For quite some time, Mr. Covey succeeded in doing just that. Douglass became a broken man “in body, soul, and spirit.” He describes his experience quite vividly. He wrote,
“My natural elasticity was crushed, my intellect languished, the disposition to read departed, the cheerful spark lingered about my eye died; the dark night of slavery closed in upon me; and behold a man transformed into a brute!”
Douglass, however, would eventually get the better of Mr. Covey. After a very bloody incident in which he flees back to Master Thomas, Douglass realized that he could take no more of this atrocious treatment. Thomas was indeed quite shocked at what happened to him, but ordered him back to Mr. Covey in the morning, anyway. Douglass does go back, but hides out in the woods. His friend, Sandy Jenkins, gives him a root that supposedly will protect him from further beatings. Superstitious as the object was, it turns out that he would not again suffer another terrible beating.
The root itself may have had little to do with what actually happened, however. Douglass’ own human spirit had reached the point where it could not be held back any longer. About to be beaten once again by Mr. Covey, Douglass retaliates. Covey is absolutely shocked at his self-defense, and though attempts are made to tie Douglass down, they do not succeed.
Not only is his successful fight a moral victory which greatly stuns the cruel Mr. Covey, but also a spiritual one for Mr. Douglass as well. “My long-crushed spirit rose, cowardice departed, bold defiance took its place; and I now resolved that, however long I might remain a slave in form, the day had passed forever when I could be a slave in fact.” From that moment on, his spirit would not be broken.
He may have been becoming content, but he still very much wanted to escape. As Douglass pointed out, “to make a contented slave, it is necessary to make him a thoughtless one… to annihilate the power of reason… he must be made to feel that slavery is right; and he can be brought to that only when he ceases to be a man.”

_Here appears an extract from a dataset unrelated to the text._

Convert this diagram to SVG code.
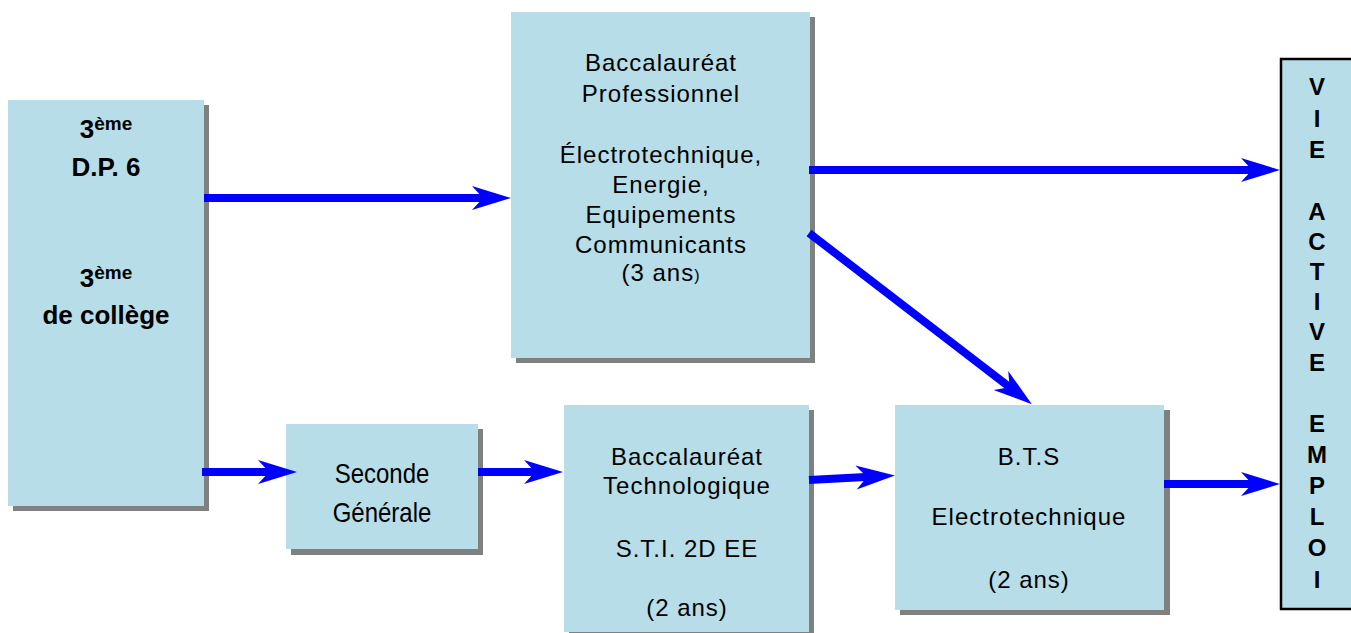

While he later enjoy considerably more freedom under Master Hugh, he was still a slave to him. Douglass was required to turn in all of his wages to him at the end of each week. Sometimes, Hugh would give him a few cents as a sort of pitiful reward. He was still working for the gain of a man other than himself. Now more than ever, Douglass was even less content as a slave. His human spirit could no longer be extinguished. Because his unusually conscientious master,
Douglass was able to make some big steps toward freedom. He was still a slave, but he was getting closer to securing his freedom at last. His first attempt at freedom which he made some time ago had been thwarted before it even got underway. He knew that his second attempt at freedom would be a matter of life or death.
He knew he could not fail a second time and he did not. In September 1838, he made his escape just as he planned, the details of which he could not openly share. There is no doubt that he had it all quite pre-arranged, however. When Douglass finally escapes to the north, the scene he finds is so different from what he had experienced in Maryland. The overall quality of life in the North is considerably better, especially for the free black man.
Now, Douglass is finally able to be a free man. He married a free black woman and moved to New Bedford, Massachusetts. He works there as a skilled artisan for three years until he becomes connected with the anti-slavery movement and joins their cause – feeling strongly compelled to fight for the freedom of his race. While he was free, he still felt so very strongly for his fellow blacks still south of the border, his friends who were still under the bondage of slavery. He realized that his calling was to do all that he could for them, to help more of his kind escape and enjoy the freedoms that human beings deserve.